(Notable Quotables is a meme originally brought to you by the Bewitched Bookworms. Every Monday you’re invited to share a favorite quote or two from the books you’ve been reading.)
Death is, obviously, a subject on which most people do not like to dwell; there are too many unknowns. But because it’s an emotional subject, literature has always focused quite a bit on it.
I hated pretty much everything about Beowulf, but I loved this quote. Not only is it well structured and written, it also shows the inevitability and inescapability of death:
“Now for a time there is glory in your might: yet soon it shall be that sickness or sword will diminish your strength, or fire’s fangs, or flood’s surge, or sword’s swing, or spear’s flight, or appalling age; brightness of eyes will fail and grow dark; then it shall be that death will overcome you, warrior.”
Death is often a sad experience, but many writers believed fervently that there is life beyond the death that we all fear.

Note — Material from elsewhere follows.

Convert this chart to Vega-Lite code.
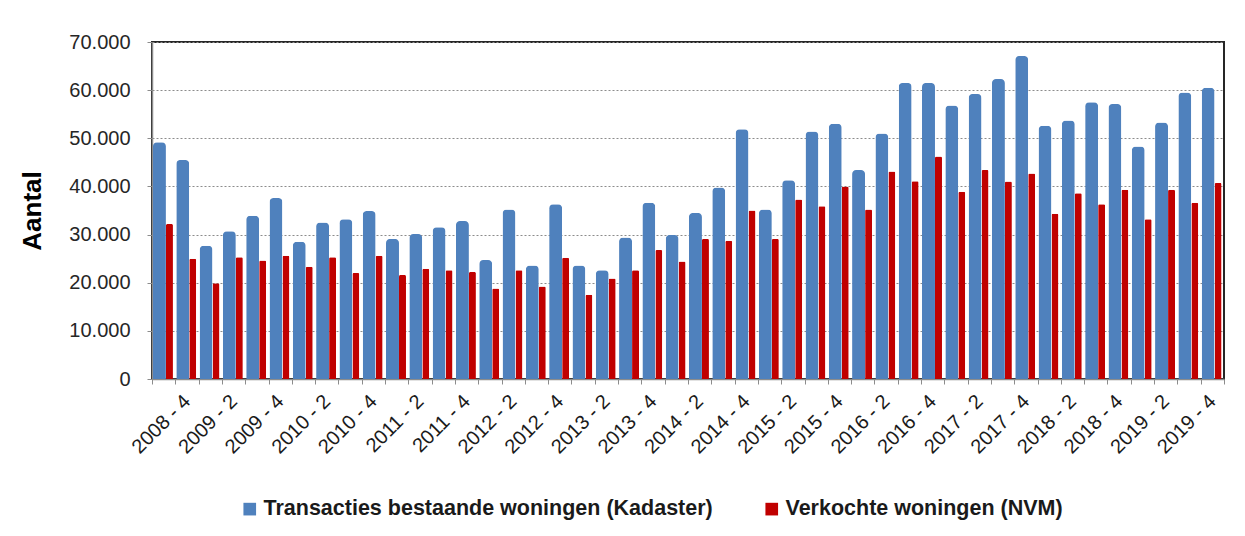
{
  "$schema": "https://vega.github.io/schema/vega-lite/v6.json",
  "autosize": {"type": "none"},
  "width": 1072,
  "height": 337,
  "padding": {"left": 152, "top": 42, "right": 21, "bottom": 157},
  "background": "#ffffff",
  "config": {
    "font": "Liberation Sans",
    "view": {"stroke": "#262626", "strokeWidth": 2},
    "axis": {"labelFont": "Liberation Sans", "titleFont": "Liberation Sans"},
    "legend": {"labelFont": "Liberation Sans"}
  },
  "data": {
    "values": [
      {"quarter": "2008 - 3", "kad": 49200, "nvm": 32200},
      {"quarter": "2008 - 4", "kad": 45500, "nvm": 25000},
      {"quarter": "2009 - 1", "kad": 27700, "nvm": 19900},
      {"quarter": "2009 - 2", "kad": 30700, "nvm": 25300},
      {"quarter": "2009 - 3", "kad": 33900, "nvm": 24600},
      {"quarter": "2009 - 4", "kad": 37600, "nvm": 25600},
      {"quarter": "2010 - 1", "kad": 28500, "nvm": 23300},
      {"quarter": "2010 - 2", "kad": 32500, "nvm": 25300},
      {"quarter": "2010 - 3", "kad": 33200, "nvm": 22000},
      {"quarter": "2010 - 4", "kad": 34900, "nvm": 25600},
      {"quarter": "2011 - 1", "kad": 29100, "nvm": 21600},
      {"quarter": "2011 - 2", "kad": 30100, "nvm": 22900},
      {"quarter": "2011 - 3", "kad": 31500, "nvm": 22600},
      {"quarter": "2011 - 4", "kad": 32800, "nvm": 22200},
      {"quarter": "2012 - 1", "kad": 24700, "nvm": 18800},
      {"quarter": "2012 - 2", "kad": 35200, "nvm": 22600},
      {"quarter": "2012 - 3", "kad": 23600, "nvm": 19200},
      {"quarter": "2012 - 4", "kad": 36300, "nvm": 25200},
      {"quarter": "2013 - 1", "kad": 23600, "nvm": 17500},
      {"quarter": "2013 - 2", "kad": 22600, "nvm": 20900},
      {"quarter": "2013 - 3", "kad": 29400, "nvm": 22600},
      {"quarter": "2013 - 4", "kad": 36600, "nvm": 26800},
      {"quarter": "2014 - 1", "kad": 29900, "nvm": 24400},
      {"quarter": "2014 - 2", "kad": 34500, "nvm": 29100},
      {"quarter": "2014 - 3", "kad": 39800, "nvm": 28700},
      {"quarter": "2014 - 4", "kad": 51900, "nvm": 35000},
      {"quarter": "2015 - 1", "kad": 35200, "nvm": 29100},
      {"quarter": "2015 - 2", "kad": 41300, "nvm": 37300},
      {"quarter": "2015 - 3", "kad": 51400, "nvm": 35900},
      {"quarter": "2015 - 4", "kad": 53000, "nvm": 40000},
      {"quarter": "2016 - 1", "kad": 43400, "nvm": 35200},
      {"quarter": "2016 - 2", "kad": 51000, "nvm": 43100},
      {"quarter": "2016 - 3", "kad": 61500, "nvm": 41100},
      {"quarter": "2016 - 4", "kad": 61500, "nvm": 46200},
      {"quarter": "2017 - 1", "kad": 56800, "nvm": 38900},
      {"quarter": "2017 - 2", "kad": 59200, "nvm": 43400},
      {"quarter": "2017 - 3", "kad": 62300, "nvm": 41000},
      {"quarter": "2017 - 4", "kad": 67100, "nvm": 42700},
      {"quarter": "2018 - 1", "kad": 52600, "nvm": 34300},
      {"quarter": "2018 - 2", "kad": 53700, "nvm": 38600},
      {"quarter": "2018 - 3", "kad": 57500, "nvm": 36300},
      {"quarter": "2018 - 4", "kad": 57100, "nvm": 39300},
      {"quarter": "2019 - 1", "kad": 48300, "nvm": 33200},
      {"quarter": "2019 - 2", "kad": 53300, "nvm": 39300},
      {"quarter": "2019 - 3", "kad": 59500, "nvm": 36600},
      {"quarter": "2019 - 4", "kad": 60500, "nvm": 40700}
    ]
  },
  "transform": [
    {"fold": ["kad", "nvm"], "as": ["key", "value"]},
    {"lookup": "key", "from": {"data": {"values": [
      {"key": "kad", "series": "Transacties bestaande woningen (Kadaster)"},
      {"key": "nvm", "series": "Verkochte woningen (NVM)"}
    ]}, "key": "key", "fields": ["series"]}}
  ],
  "encoding": {
    "x": {
      "field": "quarter", "type": "ordinal", "sort": null,
      "scale": {"paddingInner": 0, "paddingOuter": 0},
      "axis": {
        "title": null,
        "labelAngle": -45,
        "labelAlign": "right",
        "labelBaseline": "middle",
        "labelFontSize": 20,
        "labelColor": "#1a1a1a",
        "labelPadding": 14,
        "labelOverlap": false,
        "labelExpr": "(slice(datum.label, -1) == '2' || slice(datum.label, -1) == '4') ? datum.label : ''",
        "tickBand": "extent",
        "tickSize": 5,
        "tickColor": "#8c8c8c",
        "domainColor": "#8c8c8c",
        "domainWidth": 1.5,
        "grid": false
      }
    },
    "y": {
      "field": "value", "type": "quantitative",
      "scale": {"domain": [0, 70000], "nice": false},
      "axis": {
        "title": "Aantal",
        "titleFontSize": 26,
        "titleFontWeight": "bold",
        "titleColor": "#000000",
        "titleX": -120,
        "titleY": 168.5,
        "titleAngle": -90,
        "titleAlign": "center",
        "titleBaseline": "middle",
        "values": [0, 10000, 20000, 30000, 40000, 50000, 60000, 70000],
        "labelExpr": "replace(format(datum.value, ','), ',', '.')",
        "labelFontSize": 20,
        "labelColor": "#262626",
        "labelPadding": 17,
        "tickSize": 5,
        "tickColor": "#8c8c8c",
        "domainColor": "#8c8c8c",
        "domainWidth": 1.5,
        "grid": true,
        "gridColor": "#8c8c8c",
        "gridDash": [2, 2],
        "gridWidth": 1
      }
    },
    "color": {
      "field": "series", "type": "nominal",
      "scale": {
        "domain": ["Transacties bestaande woningen (Kadaster)", "Verkochte woningen (NVM)"],
        "range": ["#4f81bd", "#c00000"]
      },
      "legend": {
        "title": null,
        "orient": "none",
        "direction": "horizontal",
        "legendX": 87,
        "legendY": 456,
        "padding": 0,
        "symbolType": "square",
        "symbolSize": 160,
        "symbolStrokeWidth": 0,
        "labelFontSize": 21.5,
        "labelFontWeight": "bold",
        "labelColor": "#1a1a1a",
        "labelOffset": 3,
        "columnPadding": 48,
        "labelLimit": 0
      }
    }
  },
  "layer": [
    {
      "transform": [{"filter": "datum.key == 'kad'"}],
      "mark": {"type": "bar", "width": {"band": 0.557}, "xOffset": -4.2, "cornerRadiusTopLeft": 4, "cornerRadiusTopRight": 4}
    },
    {
      "transform": [{"filter": "datum.key == 'nvm'"}],
      "mark": {"type": "bar", "width": {"band": 0.3}, "xOffset": 5.8, "cornerRadiusTopLeft": 1.5, "cornerRadiusTopRight": 1.5}
    }
  ]
}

John Donne’s poem “Holy Sonnet X” is a perfect example of this, and reading it always fills me with hope:
“Death be not proud, though some have callèd thee
Mighty and dreadfull, for, thou art not so,
For, those, whom thou think’st, thou dost overthrow,
Die not, poore death, nor yet canst thou kill me.
From rest and sleepe, which but thy pictures bee,
Much pleasure, then from thee, much more must flow,
And soonest our best men with thee doe goe,
Rest of their bones, and soules deliverie.
Thou art slave to Fate, Chance, kings, and desperate men,
And dost with poyson, warre, and sicknesse dwell,
And poppie, or charmes can make us sleepe as well,
And better than thy stroake; why swell’st thou then;
One short sleepe past, wee wake eternally,
And death shall be no more; death, thou shalt die.”
I don’t normally like reading about death, but I can’t help but smile every time I read this epitaph that Benjamin Franklin composed for himself:
Benjamin Franklin, Printer
(Like the cover of an old book,
Its contents torn out,
And stript of its lettering and guilding)
Lies food for worms:
Yet the work itself shall not be lost,
For it will (as he believed) appear once more
In a new
and more beautiful edition,
Corrected and amended
What a perfect way to combine faith and literature. At the risk of sounding fatalistic, I wouldn’t mind having this as my epitaph.
What are you reading this week?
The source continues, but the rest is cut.